Find the lines that contain the word "this" and copy each one.

########################################

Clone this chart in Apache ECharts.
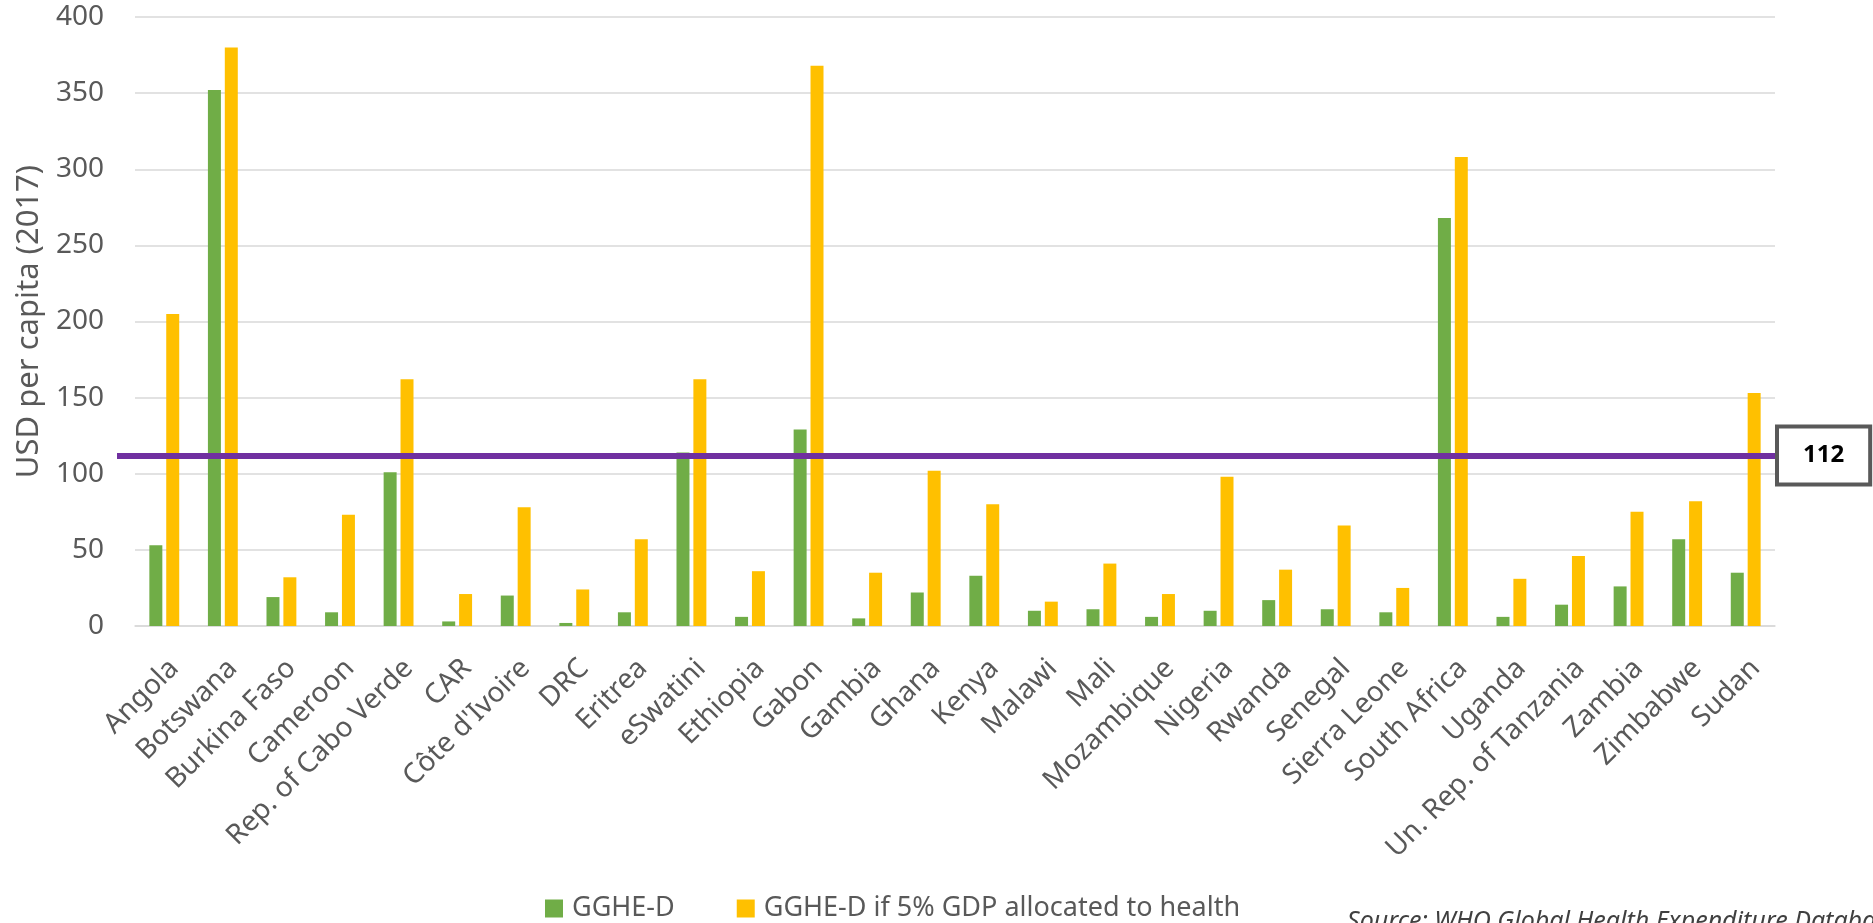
<!DOCTYPE html>
<html>
<head>
<meta charset="utf-8">
<script src="https://cdn.jsdelivr.net/npm/echarts@6/dist/echarts.min.js"></script>
<style>
  html, body { margin: 0; padding: 0; background: #fff; }
  #chart { width: 1873px; height: 923px; }
</style>
</head>
<body>
<div id="chart"></div>
<script>
// country list, same order as the source chart
let countries = [
  'Angola', 'Botswana', 'Burkina Faso', 'Cameroon', 'Rep. of Cabo Verde', 'CAR',
  "Côte d'Ivoire", 'DRC', 'Eritrea', 'eSwatini', 'Ethiopia', 'Gabon', 'Gambia',
  'Ghana', 'Kenya', 'Malawi', 'Mali', 'Mozambique', 'Nigeria', 'Rwanda', 'Senegal',
  'Sierra Leone', 'South Africa', 'Uganda', 'Un. Rep. of Tanzania', 'Zambia',
  'Zimbabwe', 'Sudan'
]
// USD per capita (2017)
let ggheD = [53, 352, 19, 9, 101, 3, 20, 2, 9, 114, 6, 129, 5, 22, 33, 10, 11, 6, 10, 17, 11, 9, 268, 6, 14, 26, 57, 35]
let ggheD5pct = [205, 380, 32, 73, 162, 21, 78, 24, 57, 162, 36, 368, 35, 102, 80, 16, 41, 21, 98, 37, 66, 25, 308, 31, 46, 75, 82, 153]
let seriesNames = ['GGHE-D', 'GGHE-D if 5% GDP allocated to health']
let threshold = 112
let yTicks = { min: 0, max: 400, step: 50 }
let yTitle = 'USD per capita (2017)'
let sourceNote = 'Source: WHO Global Health Expenditure Database'

let font = "'Noto Sans', 'Open Sans', sans-serif"
let gray = '#595959'
let gridColor = '#D9D9D9'

let chart = echarts.init(document.getElementById('chart'))

chart.setOption({
  animation: false,
  textStyle: { fontFamily: font },
  grid: [
    { left: 135, right: 98, top: 17, bottom: 297 },
    // second grid only carries the reference line (it starts a bit further left)
    { left: 117, right: 96, top: 17, bottom: 297 }
  ],
  legend: {
    data: seriesNames,
    left: 540,
    top: 890,
    icon: 'rect',
    itemWidth: 18,
    itemHeight: 18,
    itemGap: 62,
    textStyle: { fontSize: 27, color: gray, padding: [0, 0, 0, 4] }
  },
  xAxis: [
    {
      type: 'category',
      gridIndex: 0,
      data: countries,
      axisTick: { show: false },
      axisLine: { lineStyle: { color: gridColor, width: 1.5 } },
      axisLabel: {
        interval: 0,
        rotate: 45,
        align: 'right',
        verticalAlign: 'top',
        fontSize: 28,
        color: gray,
        margin: 28
      }
    },
    { type: 'value', gridIndex: 1, min: 0, max: 1, show: false }
  ],
  yAxis: [
    {
      type: 'value',
      gridIndex: 0,
      min: yTicks.min,
      max: yTicks.max,
      interval: yTicks.step,
      name: yTitle,
      nameLocation: 'middle',
      nameGap: 86,
      nameTextStyle: { fontSize: 31, color: gray },
      axisLine: { show: false },
      axisTick: { show: false },
      axisLabel: { fontSize: 28, color: gray, margin: 31 },
      splitLine: { lineStyle: { color: gridColor, width: 1.5 } }
    },
    { type: 'value', gridIndex: 1, min: yTicks.min, max: yTicks.max, show: false }
  ],
  series: [
    {
      name: seriesNames[0],
      type: 'bar',
      data: ggheD,
      barGap: '30%',
      barCategoryGap: '49%',
      itemStyle: { color: '#70AD47' }
    },
    {
      name: seriesNames[1],
      type: 'bar',
      data: ggheD5pct,
      barGap: '30%',
      barCategoryGap: '49%',
      itemStyle: { color: '#FFC000' }
    },
    {
      type: 'line',
      xAxisIndex: 1,
      yAxisIndex: 1,
      data: [],
      silent: true,
      z: 5,
      markLine: {
        symbol: 'none',
        silent: true,
        lineStyle: { color: '#7030A0', width: 6, type: 'solid' },
        label: {
          show: true,
          position: 'end',
          distance: 2,
          formatter: String(threshold),
          color: '#000',
          fontWeight: 'bold',
          fontSize: 24,
          lineHeight: 24,
          backgroundColor: '#fff',
          borderColor: gray,
          borderWidth: 4,
          padding: [15, 24]
        },
        data: [{ yAxis: threshold }]
      }
    }
  ],
  graphic: [
    {
      type: 'text',
      left: 1347,
      top: 909,
      style: {
        text: sourceNote,
        fontFamily: font,
        fontStyle: 'italic',
        fontSize: 25,
        fill: '#404040'
      }
    }
  ]
})
</script>
</body>
</html>
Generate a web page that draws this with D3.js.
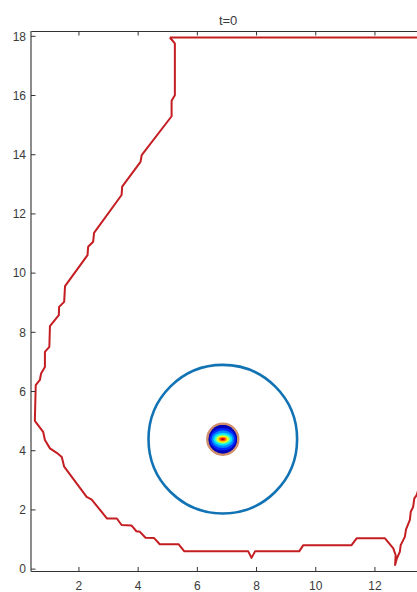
<!DOCTYPE html>
<html>
<head>
<meta charset="utf-8">
<script src="https://cdn.jsdelivr.net/npm/d3@7"></script>
<style>
  html, body { margin: 0; padding: 0; background: #fff; overflow: hidden; }
  svg { display: block; }
  text { font-family: "Liberation Sans", Arial, sans-serif; fill: #3a3a3a; }
</style>
</head>
<body>
<svg id="chart" width="417" height="592"></svg>
<script>
// Domain boundary (closed polygon), in model units
const boundaryX = [5.07, 5.24, 5.24, 5.13, 5.13, 4.12, 4.08, 3.46, 3.44, 2.51, 2.48, 2.31, 2.29,
  1.53, 1.50, 1.33, 1.32, 1.02, 1.00, 0.85, 0.85, 0.72, 0.68, 0.54, 0.51, 0.79, 0.85, 1.02,
  1.25, 1.42, 1.50, 2.26, 2.43, 2.95, 3.28, 3.44, 3.78, 3.94, 4.06, 4.25, 4.54, 4.73, 5.37,
  5.56, 7.72, 7.83, 7.95, 9.44, 9.58, 11.21, 11.38, 12.34, 12.62, 12.70, 12.68, 12.74, 12.84,
  12.87, 13.01, 13.05, 13.18, 13.21, 13.29, 13.33, 13.41, 13.50, 13.50, 5.07];
const boundaryY = [17.96, 17.76, 16.01, 15.82, 15.30, 13.99, 13.76, 12.92, 12.64, 11.36, 11.06,
  10.89, 10.61, 9.56, 9.03, 8.86, 8.58, 8.21, 7.51, 7.34, 6.83, 6.61, 6.39, 6.22, 5.01, 4.64,
  4.36, 4.08, 3.93, 3.79, 3.46, 2.44, 2.35, 1.71, 1.71, 1.49, 1.47, 1.28, 1.26, 1.06, 1.05,
  0.84, 0.84, 0.60, 0.60, 0.38, 0.60, 0.60, 0.81, 0.81, 1.04, 1.04, 0.70, 0.47, 0.14, 0.36,
  0.58, 0.81, 1.09, 1.34, 1.66, 1.94, 2.10, 2.39, 2.50, 2.80, 17.96, 17.96];

// Reference circle around the source
const ringCenter = [6.86, 4.39];
const ringRadius = 2.51;

// Initial concentration blob: filled contour levels (outer to inner)
const blobCenter = [6.86, 4.39];
const blobRx = [0.48, 0.44, 0.38, 0.32, 0.26, 0.20, 0.14, 0.09, 0.04];
const blobRy = [0.48, 0.38, 0.30, 0.22, 0.16, 0.12, 0.08, 0.05, 0.025];
const blobColors = ["#0000b8", "#0028ff", "#0088ff", "#00e4ff", "#70ffa0", "#ffff00",
  "#ff9000", "#ff1a00", "#9a0000"];
const blobEdgeRadius = 0.52;

// Axis settings
const xTicks = [2, 4, 6, 8, 10, 12];
const yTicks = [0, 2, 4, 6, 8, 10, 12, 14, 16, 18];
const xDomain = [0.38, 13.7];
const yDomain = [-0.08, 18.18];
const titleText = "t=0";

const svg = d3.select("#chart");
const padLeft = 31, padTop = 31, unit = 29.6;
const x = d3.scaleLinear().domain(xDomain).range([padLeft, padLeft + (xDomain[1] - xDomain[0]) * unit]);
const y = d3.scaleLinear().domain(yDomain).range([padTop + (yDomain[1] - yDomain[0]) * unit, padTop]);
const [x0, x1] = x.range();
const [y0, y1] = [y.range()[1], y.range()[0]];

const plot = svg.append("g");

// Boundary
const line = d3.line().x((d, i) => x(boundaryX[i])).y((d, i) => y(boundaryY[i]));
plot.append("path")
  .attr("d", line(boundaryX))
  .attr("fill", "none")
  .attr("stroke", "#c41e22")
  .attr("stroke-width", 2)
  .attr("stroke-linejoin", "round");

// Circle
plot.append("ellipse")
  .attr("cx", x(ringCenter[0])).attr("cy", y(ringCenter[1]))
  .attr("rx", x(ringCenter[0] + ringRadius) - x(ringCenter[0]))
  .attr("ry", y(ringCenter[1]) - y(ringCenter[1] + ringRadius))
  .attr("fill", "none")
  .attr("stroke", "#1273b4")
  .attr("stroke-width", 2.6);

// Blob
const blob = plot.append("g");
blob.append("circle")
  .attr("cx", x(blobCenter[0])).attr("cy", y(blobCenter[1]))
  .attr("r", x(blobCenter[0] + blobEdgeRadius) - x(blobCenter[0]))
  .attr("fill", "#0000a8")
  .attr("stroke", "#cf8f6c")
  .attr("stroke-width", 2.6);
blob.selectAll("ellipse.lvl")
  .data(blobColors)
  .join("ellipse")
  .attr("class", "lvl")
  .attr("cx", x(blobCenter[0])).attr("cy", y(blobCenter[1]))
  .attr("rx", (d, i) => x(blobCenter[0] + blobRx[i]) - x(blobCenter[0]))
  .attr("ry", (d, i) => y(blobCenter[1]) - y(blobCenter[1] + blobRy[i]))
  .attr("fill", d => d);

// Axes box
const axisG = svg.append("g");
axisG.append("line").attr("x1", x0).attr("x2", x1).attr("y1", y0 + 0.5).attr("y2", y0 + 0.5)
  .attr("stroke", "#333").attr("stroke-width", 1);
axisG.append("line").attr("x1", x0).attr("x2", x1).attr("y1", y1).attr("y2", y1)
  .attr("stroke", "#333").attr("stroke-width", 1.2);
axisG.append("line").attr("x1", x0).attr("x2", x0).attr("y1", y0).attr("y2", y1)
  .attr("stroke", "#707070").attr("stroke-width", 1.6);
axisG.append("line").attr("x1", x1).attr("x2", x1).attr("y1", y0).attr("y2", y1)
  .attr("stroke", "#333").attr("stroke-width", 1);

const tl = 4.5;
// x ticks: inward on bottom and top
axisG.selectAll("line.xb").data(xTicks).join("line").attr("class", "xb")
  .attr("x1", d => x(d)).attr("x2", d => x(d)).attr("y1", y1).attr("y2", y1 - tl)
  .attr("stroke", "#333");
axisG.selectAll("line.xt").data(xTicks).join("line").attr("class", "xt")
  .attr("x1", d => x(d)).attr("x2", d => x(d)).attr("y1", y0).attr("y2", y0 + tl)
  .attr("stroke", "#333");
axisG.selectAll("line.yl").data(yTicks).join("line").attr("class", "yl")
  .attr("x1", x0).attr("x2", x0 + tl).attr("y1", d => y(d)).attr("y2", d => y(d))
  .attr("stroke", "#333");
axisG.selectAll("line.yr").data(yTicks).join("line").attr("class", "yr")
  .attr("x1", x1).attr("x2", x1 - tl).attr("y1", d => y(d)).attr("y2", d => y(d))
  .attr("stroke", "#333");

// Tick labels
axisG.selectAll("text.xl").data(xTicks).join("text").attr("class", "xl")
  .attr("x", d => x(d)).attr("y", y1 + 18.5)
  .attr("text-anchor", "middle").attr("font-size", 12)
  .text(d => d);
axisG.selectAll("text.yl").data(yTicks).join("text").attr("class", "yl")
  .attr("x", x0 - 5).attr("y", d => y(d) + 4.2)
  .attr("text-anchor", "end").attr("font-size", 12)
  .text(d => d);

// Title
svg.append("text")
  .attr("x", (x0 + x1) / 2).attr("y", y0 - 6.5)
  .attr("text-anchor", "middle").attr("font-size", 13)
  .attr("fill", "#222")
  .text(titleText);
</script>
</body>
</html>
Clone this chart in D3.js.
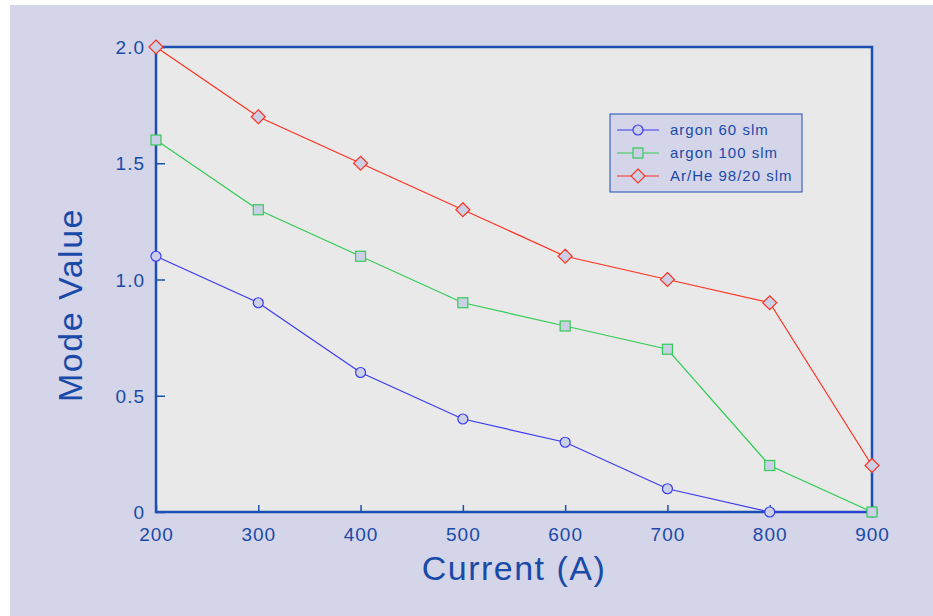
<!DOCTYPE html>
<html><head><meta charset="utf-8">
<script src="https://cdn.jsdelivr.net/npm/d3@7"></script>
<style>body{margin:0;background:#fff;}svg{display:block;}</style>
</head><body>
<svg id="c" width="933" height="616"></svg>
<script>
const currents = [200, 300, 400, 500, 600, 700, 800, 900];
const argon60 = [1.1, 0.9, 0.6, 0.4, 0.3, 0.1, 0, 0];
const argon100 = [1.6, 1.3, 1.1, 0.9, 0.8, 0.7, 0.2, 0];
const arHe = [2.0, 1.7, 1.5, 1.3, 1.1, 1.0, 0.9, 0.2];
const seriesNames = ["argon 60 slm", "argon 100 slm", "Ar/He 98/20 slm"];
const yTicks = [0, 0.5, 1.0, 1.5, 2.0];
const yTickLabels = ["0", "0.5", "1.0", "1.5", "2.0"];
const xTicks = [200, 300, 400, 500, 600, 700, 800, 900];

const svg = d3.select("#c");
const blue = "#1b4fb4";
const txt = "#1a4aa8";
const font = "Liberation Sans, Arial, sans-serif";
svg.append("rect").attr("x",10).attr("y",5).attr("width",923).attr("height",611).attr("fill","#d4d5e8");

const L=156, R=872, T=47, B=512;
const x = d3.scaleLinear().domain([200,900]).range([L,R]);
const y = d3.scaleLinear().domain([0,2]).range([B,T]);

svg.append("rect").attr("x",L).attr("y",T).attr("width",R-L).attr("height",B-T).attr("fill","#e9e9e9");

const gx = svg.append("g").attr("transform",`translate(0,${B})`)
  .call(d3.axisBottom(x).tickValues(xTicks).tickSize(-7).tickPadding(16).tickFormat(d3.format("d")));
const gy = svg.append("g").attr("transform",`translate(${L},0)`)
  .call(d3.axisLeft(y).tickValues(yTicks).tickSize(-9).tickPadding(11).tickFormat((d,i)=>yTickLabels[i]));
[gx,gy].forEach(g=>{
  g.select(".domain").remove();
  g.selectAll("line").attr("stroke",blue).attr("stroke-width",1.5);
  g.selectAll("text").attr("fill",txt).attr("font-family",font).attr("font-size",19).attr("letter-spacing","1px");
});
gy.selectAll("text").attr("dy","0.35em");

svg.append("rect").attr("x",L).attr("y",T).attr("width",R-L).attr("height",B-T)
  .attr("fill","none").attr("stroke",blue).attr("stroke-width",2.5);

const series = [
  {name:seriesNames[0], vals:argon60, color:"#3a3af0", shape:"circle"},
  {name:seriesNames[1], vals:argon100, color:"#33cc55", shape:"square"},
  {name:seriesNames[2], vals:arHe, color:"#ff3322", shape:"diamond"}
];
const mfill = "#ccd0e6";
function marker(g, shape, cx, cy, color){
  if(shape==="circle") g.append("circle").attr("cx",cx).attr("cy",cy).attr("r",5).attr("fill",mfill).attr("stroke",color).attr("stroke-width",1.2);
  else if(shape==="square") g.append("rect").attr("x",cx-5).attr("y",cy-5).attr("width",10).attr("height",10).attr("fill",mfill).attr("stroke",color).attr("stroke-width",1.2);
  else g.append("path").attr("d",`M${cx},${cy-7}L${cx+7},${cy}L${cx},${cy+7}L${cx-7},${cy}Z`).attr("fill",mfill).attr("stroke",color).attr("stroke-width",1.2);
}
const line = d3.line().x(d=>x(d[0])).y(d=>y(d[1]));
series.forEach(s=>{
  const pts = currents.map((c,i)=>[c,s.vals[i]]);
  svg.append("path").attr("d",line(pts)).attr("fill","none").attr("stroke",s.color).attr("stroke-width",1.2);
});
series.forEach(s=>{
  const g = svg.append("g");
  currents.forEach((c,i)=>marker(g,s.shape,x(c),y(s.vals[i]),s.color));
});

const lg = svg.append("g");
lg.append("rect").attr("x",610).attr("y",114).attr("width",192).attr("height",78).attr("fill","#d4d5e8").attr("stroke",blue).attr("stroke-width",1);
series.forEach((s,i)=>{
  const yy = 130 + i*23;
  lg.append("line").attr("x1",617).attr("x2",659).attr("y1",yy).attr("y2",yy).attr("stroke",s.color).attr("stroke-width",1.2);
  marker(lg,s.shape,638,yy,s.color);
  lg.append("text").attr("x",670).attr("y",yy+5).text(s.name).attr("fill",txt).attr("font-family",font).attr("font-size",15).attr("letter-spacing","1px");
});

svg.append("text").attr("x",514).attr("y",580).attr("text-anchor","middle").text("Current (A)")
  .attr("fill",txt).attr("font-family",font).attr("font-size",34).attr("letter-spacing","1.5px");
svg.append("text").attr("transform","translate(82,305) rotate(-90)").attr("text-anchor","middle").text("Mode Value")
  .attr("fill",txt).attr("font-family",font).attr("font-size",34).attr("letter-spacing","1.5px");
</script>
</body></html>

########################################

[Result]
Clone this chart in Apache ECharts.
Generate a web page that draws this with D3.js.
Clone this chart in D3.js.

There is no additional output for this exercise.